The spring of tourism [is coming], wrote the government-run Iran newspaper on Sept. 21, covering a ceremony in which Ezzatollah Zarghami was sworn in as Iran’s new minister of cultural heritage, tourism and handicrafts.
Zarghami told the event that following his conversations with President Ebrahim Raeisi, Iran plans to lift visa restrictions to help the severely hit tourism industry. He did not specify the date on which those regulations would be scrapped.
However, several Iranian media outlets reported that twice-vaccinated foreign travelers would be embraced under the updated regulations, Al-Monitor wrote.
The announcement came as Iran’s Health Ministry is reporting progress toward curbing a stubborn fifth wave of the coronavirus pandemic, which has seen daily mortalities of up to 700 in recent weeks.

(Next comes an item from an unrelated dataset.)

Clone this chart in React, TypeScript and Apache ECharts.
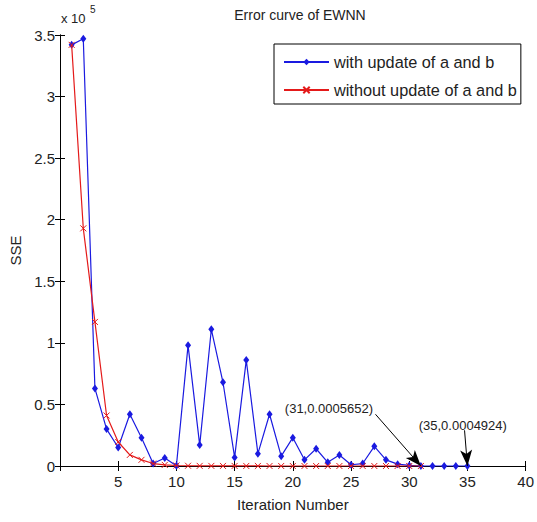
import React, { useEffect, useRef } from "react";
import * as echarts from "echarts";

const iterationsBlue = [1,2,3,4,5,6,7,8,9,10,11,12,13,14,15,16,17,18,19,20,21,22,23,24,25,26,27,28,29,30,31,32,33,34,35];
const sseWithUpdate = [342000,347000,63000,30000,15000,42000,23000,2000,6500,300,98000,17000,111000,68000,7000,86000,10000,42000,8000,23000,5000,14000,3000,9000,1000,2000,16000,5000,1500,500,0.0005652,0.0005,0.0005,0.0005,0.0004924];
const iterationsRed = [1,2,3,4,5,6,7,8,9,10,11,12,13,14,15,16,17,18,19,20,21,22,23,24,25,26,27,28,29,30,31];
const sseWithoutUpdate = [342000,193000,117000,41000,19500,9000,5000,2000,900,400,200,100,80,60,50,40,30,20,15,10,8,6,5,4,3,2,2,1,1,1,0.0005652];
const xTicks = [0, 40, 5];
const yTicks = [0, 350000, 50000];
const annotations = [
  { text: "(31,0.0005652)", label: [23.1, 47000], from: [27.1, 42000], to: [31, 0] },
  { text: "(35,0.0004924)", label: [34.6, 33000], from: [34.75, 29000], to: [35, 0] },
];

const FONT = "Liberation Sans, Arial, Helvetica, sans-serif";
const BLUE = "#1a1ae0";
const RED = "#e41a1a";

export default function App() {
  const ref = useRef<HTMLDivElement>(null);
  useEffect(() => {
    if (!ref.current) return;
    const chart = echarts.init(ref.current, null, { renderer: "svg" });
    const axisLine = { show: true, lineStyle: { color: "#000", width: 1 } };
    const tick = { show: true, inside: true, length: 5, lineStyle: { color: "#000" } };
    chart.setOption({
      animation: false,
      backgroundColor: "#fff",
      textStyle: { fontFamily: FONT },
      title: {
        text: "Error curve of EWNN",
        left: 295,
        textAlign: "center",
        top: 3,
        textStyle: { fontSize: 14, fontWeight: "normal", color: "#222", fontFamily: FONT },
      },
      grid: { left: 60, right: 6, top: 35, bottom: 56 },
      legend: {
        left: 274,
        top: 44,
        orient: "vertical",
        borderColor: "#000",
        borderWidth: 1,
        padding: [10, 4, 6, 9],
        itemGap: 12,
        itemWidth: 45,
        itemHeight: 8,
        textStyle: { fontSize: 16.3, color: "#222", fontFamily: FONT },
        data: ["with update of a and b", "without update of a and b"],
      },
      xAxis: [
        {
          type: "value",
          min: xTicks[0],
          max: xTicks[1],
          interval: xTicks[2],
          name: "Iteration Number",
          nameLocation: "middle",
          nameGap: 31,
          nameTextStyle: { fontSize: 15, color: "#222", fontFamily: FONT },
          axisLine,
          axisTick: tick,
          splitLine: { show: false },
          axisLabel: {
            fontSize: 15,
            color: "#222",
            margin: 8,
            formatter: (v: number) => (v === 0 ? "" : String(v)),
          },
        },
        {
          type: "value",
          position: "top",
          min: xTicks[0],
          max: xTicks[1],
          interval: xTicks[2],
          axisLine,
          axisTick: tick,
          splitLine: { show: false },
          axisLabel: { show: false },
        },
      ],
      yAxis: [
        {
          type: "value",
          min: yTicks[0],
          max: yTicks[1],
          interval: yTicks[2],
          name: "SSE",
          nameLocation: "middle",
          nameGap: 34,
          nameTextStyle: { fontSize: 15, color: "#222", fontFamily: FONT },
          axisLine,
          axisTick: tick,
          splitLine: { show: false },
          axisLabel: {
            fontSize: 15,
            color: "#222",
            margin: 5,
            formatter: (v: number) => String(v / 100000),
          },
        },
        {
          type: "value",
          position: "right",
          min: yTicks[0],
          max: yTicks[1],
          interval: yTicks[2],
          axisLine,
          axisTick: tick,
          splitLine: { show: false },
          axisLabel: { show: false },
        },
      ],
      graphic: [
        { type: "text", left: 61, top: 12, style: { text: "x 10", fontSize: 13, fill: "#222", fontFamily: FONT } },
        { type: "text", left: 90, top: 4, style: { text: "5", fontSize: 10, fill: "#222", fontFamily: FONT } },
      ],
      series: [
        {
          name: "with update of a and b",
          type: "line",
          data: iterationsBlue.map((x, i) => [x, sseWithUpdate[i]]),
          symbol: "diamond",
          symbolSize: [6, 8],
          showSymbol: true,
          lineStyle: { color: BLUE, width: 1.2 },
          itemStyle: { color: BLUE },
          z: 2,
          markLine: {
            silent: true,
            symbol: ["none", "arrow"],
            symbolSize: [9, 16],
            label: { show: false },
            lineStyle: { color: "#000", width: 1, type: "solid" },
            data: annotations.map((a) => [{ coord: a.from }, { coord: a.to }]),
          },
          markPoint: {
            silent: true,
            symbol: "circle",
            symbolSize: 1,
            itemStyle: { color: "rgba(0,0,0,0)" },
            label: { show: true, position: "inside", fontSize: 13, color: "#222", fontFamily: FONT },
            data: annotations.map((a) => ({ coord: a.label, value: a.text, label: { formatter: a.text } })),
          },
        },
        {
          name: "without update of a and b",
          type: "line",
          data: iterationsRed.map((x, i) => [x, sseWithoutUpdate[i]]),
          symbol: "path://M0,0L10,10M10,0L0,10",
          symbolSize: 6,
          showSymbol: true,
          lineStyle: { color: RED, width: 1.2 },
          itemStyle: { color: RED, borderColor: RED, borderWidth: 1 },
          z: 3,
        },
      ],
    });
    return () => chart.dispose();
  }, []);
  return (
    <div
      ref={ref}
      style={{ position: "fixed", left: 0, top: 0, width: 537, height: 522, background: "#fff" }}
    />
  );
}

As of Sept. 21, the figure dropped to below 400 as the government boasted about its once lethargic vaccination rollout now gathering pace and reaching half of its population of 83 million.
Since April 2020, amid the raging pandemic, Iran’s National Coronavirus Headquarters under former president, Hassan Rouhani, introduced a strict visa regime, suspending all tourism-related entries and allowing visitors solely for medical, business and academic purposes.

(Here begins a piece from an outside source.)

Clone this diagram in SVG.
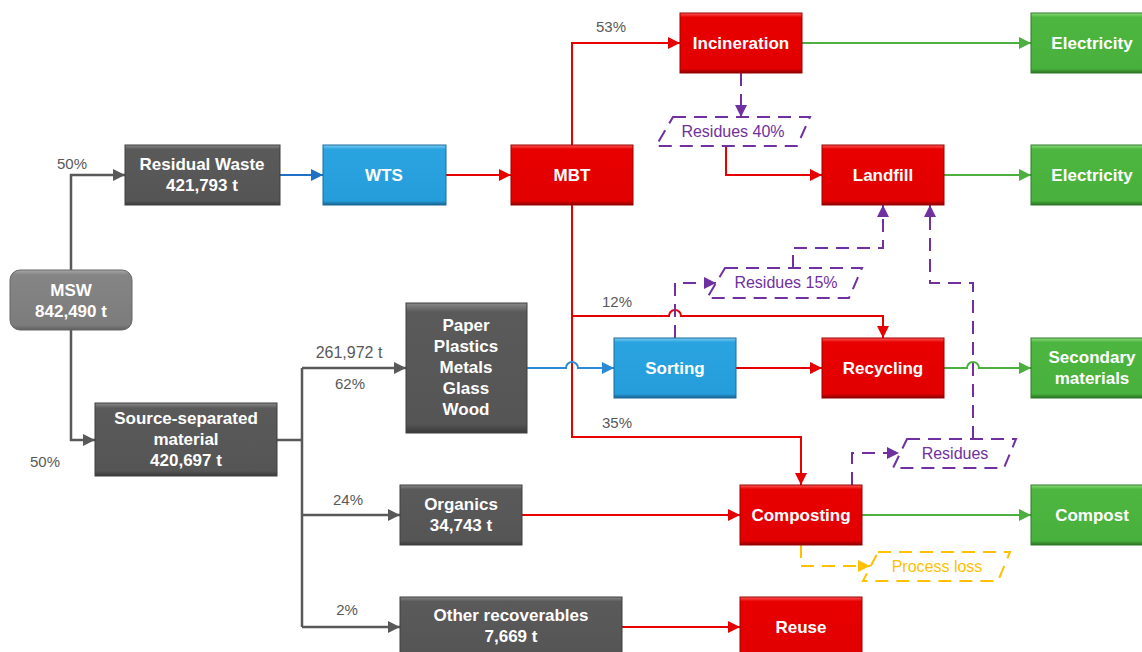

Iran is home to 24 UNESCO World Heritage Sites.
With those restrictions in place, all businesses across the tourism sector — from travel agents and hotels to transport companies and restaurants — have been in the red, some reporting bankruptcy and closures, with thousands of redundant staff members thrust into the unemployed community.
Leading companies in the sector have relentlessly urged the headquarters to ease at least partly some of those rules, but to no avail.

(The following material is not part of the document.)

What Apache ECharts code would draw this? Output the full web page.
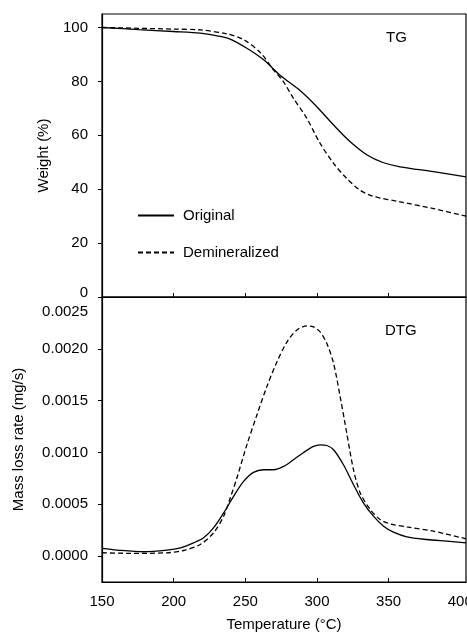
<!DOCTYPE html>
<html><head><meta charset="utf-8">
<script src="https://cdn.jsdelivr.net/npm/echarts@6/dist/echarts.min.js"></script>
<style>html,body{margin:0;padding:0;background:#fff}#c{width:467px;height:635px}</style>
</head><body><div id="c"></div>
<script>
// TG data: [temperature (°C), weight (%)]
const tgOriginal = [[150,100],[175.4,99.2],[199.8,98.5],[218.6,97.9],[230.3,96.9],[239.4,95.7],[251.1,92.3],[262.8,88],[274,82.4],[288.2,76.6],[299.9,70.6],[311.6,63.8],[323.2,57.6],[335,52.7],[346.1,49.9],[358,48.3],[381.3,46.5],[404,44.6]];
const tgDemin = [[150,100],[175.4,99.7],[199.8,99.4],[218.6,99.1],[237.4,97.6],[249.1,95.4],[260.8,90.5],[269.6,84.3],[276.6,79.9],[283.6,73.7],[292.9,66.3],[302.2,57],[311.6,49.6],[320.7,44],[329.9,39.7],[339,37.4],[358,35.3],[381.3,32.8],[404,30]];
// DTG data: [temperature (°C), mass loss rate (mg/s)]
const dtgOriginal = [[150,0.000074],[160.5,0.000058],[179.1,0.000042],[195.3,0.000058],[204.7,0.00008],[213.9,0.000128],[220.9,0.000176],[227.8,0.000272],[234.9,0.000417],[241.8,0.000577],[248.8,0.000721],[255.7,0.000808],[262.8,0.000833],[269.7,0.000833],[276.7,0.000865],[283.6,0.00093],[290.7,0.001],[297.6,0.001058],[302.2,0.001074],[306.9,0.001067],[311.6,0.001026],[318.5,0.000881],[325.5,0.000689],[332.4,0.000513],[339.4,0.000385],[346.5,0.000288],[353.4,0.000231],[362.7,0.000186],[376.6,0.00016],[390.6,0.000144],[404,0.000128]];
const dtgDemin = [[150,0.000032],[172.1,0.000026],[195.3,0.000032],[206.9,0.000054],[218.6,0.000112],[227.8,0.000224],[234.9,0.000385],[239.5,0.000561],[244.1,0.000753],[251.1,0.001074],[258.1,0.001362],[265,0.001635],[272.1,0.001875],[279.1,0.002067],[285.8,0.00218],[293,0.002221],[297.6,0.002211],[302.2,0.002163],[306.9,0.002051],[311.6,0.001859],[316.2,0.001538],[320.8,0.001186],[325.5,0.000833],[330.2,0.000609],[337.2,0.000449],[344.1,0.000353],[351.1,0.000311],[362.7,0.000282],[381.3,0.00024],[404,0.000167]];
const xLabels = [150,200,250,300,350,400];
const xTickMarks = [200,250,300,350];
const tgTicks = [0,20,40,60,80,100];
const dtgTicks = [0,0.0005,0.001,0.0015,0.002,0.0025];
const seriesNames = ['Original','Demineralized'];

const font = 'Liberation Sans, Arial, sans-serif';
const fs = 15;
const xMax = 404;
const chart = echarts.init(document.getElementById('c'), null, {renderer:'canvas'});
const solid = {color:'#000', width:1.3, type:'solid'};
const dashed = {color:'#000', width:1.3, type:[5,3]};
const axisLine = {show:true, onZero:false, lineStyle:{color:'#000', width:1.2}};
chart.setOption({
  animation:false,
  backgroundColor:'#fff',
  grid:[
    {left:102, right:1, top:14, height:283, show:true, borderColor:'#000', borderWidth:1.2, containLabel:false, outerBoundsMode:'none'},
    {left:102, right:1, top:297, height:285, show:true, borderColor:'#000', borderWidth:1.2, containLabel:false, outerBoundsMode:'none'}
  ],
  legend:{
    data:seriesNames, orient:'vertical', left:137, top:208, padding:0, itemWidth:36, itemHeight:14, itemGap:22,
    itemStyle:{opacity:0},
    textStyle:{fontFamily:font, fontSize:fs, color:'#000', padding:[0,0,0,4]}
  },
  xAxis:[
    {gridIndex:0, type:'value', min:150, max:xMax, axisLine:axisLine,
     axisTick:{inside:true, length:4, lineStyle:{color:'#000'}, customValues:xTickMarks}, axisLabel:{show:false}, splitLine:{show:false}},
    {gridIndex:1, type:'value', min:150, max:xMax, axisLine:axisLine,
     axisTick:{inside:true, length:4, lineStyle:{color:'#000'}, customValues:xTickMarks},
     axisLabel:{margin:12, fontFamily:font, fontSize:fs, color:'#000', customValues:xLabels},
     splitLine:{show:false},
     name:'Temperature (°C)', nameLocation:'middle', nameGap:35,
     nameTextStyle:{fontFamily:font, fontSize:fs, color:'#000'}}
  ],
  yAxis:[
    {gridIndex:0, type:'value', min:0, max:105, axisLine:axisLine,
     axisTick:{length:4, lineStyle:{color:'#000'}, customValues:tgTicks},
     axisLabel:{margin:14, fontFamily:font, fontSize:fs, color:'#000', customValues:tgTicks,
       formatter:v=> v===0 ? '{b|0}' : String(v), rich:{b:{fontFamily:font, fontSize:fs, color:'#000', padding:[0,0,8,0]}}},
     splitLine:{show:false},
     name:'Weight (%)', nameLocation:'middle', nameGap:51,
     nameTextStyle:{fontFamily:font, fontSize:fs, color:'#000'}},
    {gridIndex:1, type:'value', min:-0.00025, max:0.0025, axisLine:axisLine,
     axisTick:{length:4, lineStyle:{color:'#000'}, customValues:dtgTicks},
     axisLabel:{margin:14, fontFamily:font, fontSize:fs, color:'#000', customValues:dtgTicks,
       formatter:v=> Math.abs(v-0.0025)<1e-9 ? '{t|0.0025}' : v.toFixed(4),
       rich:{t:{fontFamily:font, fontSize:fs, color:'#000', padding:[30,0,0,0]}}},
     splitLine:{show:false},
     name:'Mass loss rate (mg/s)', nameLocation:'middle', nameGap:76,
     nameTextStyle:{fontFamily:font, fontSize:fs, color:'#000'}}
  ],
  graphic:[
    {type:'text', left:386, top:30, style:{text:'TG', fontFamily:font, fontSize:fs, fill:'#000'}},
    {type:'text', left:385, top:323, style:{text:'DTG', fontFamily:font, fontSize:fs, fill:'#000'}}
  ],
  series:[
    {name:seriesNames[0], type:'line', xAxisIndex:0, yAxisIndex:0, data:tgOriginal, symbol:'none', smooth:0.3, lineStyle:solid, itemStyle:{color:'#000'}},
    {name:seriesNames[1], type:'line', xAxisIndex:0, yAxisIndex:0, data:tgDemin, symbol:'none', smooth:0.3, lineStyle:dashed, itemStyle:{color:'#000'}},
    {name:seriesNames[0], type:'line', xAxisIndex:1, yAxisIndex:1, data:dtgOriginal, symbol:'none', smooth:0.3, lineStyle:solid, itemStyle:{color:'#000'}},
    {name:seriesNames[1], type:'line', xAxisIndex:1, yAxisIndex:1, data:dtgDemin, symbol:'none', smooth:0.3, lineStyle:dashed, itemStyle:{color:'#000'}}
  ]
});
</script></body></html>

Multiple estimates have been released on the extent of pandemic-triggered loss incurred by Iranian tourism. Only months into the outbreak, Zarghami’s predecessor, Ali Asghar Mounesan, lamented the “near-zero level” nosedive of the sector, which came as little surprise as the country was and remains the Middle East’s worst Covid-hit nation.
Nevertheless, even before the pandemic, Iran’s tourism was already grappling with challenges, on top of international sanctions. And Iranian officials have blamed much of the tourism industry’s failures on what they believe is Western “media propaganda” aimed at scaring travelers away from the country.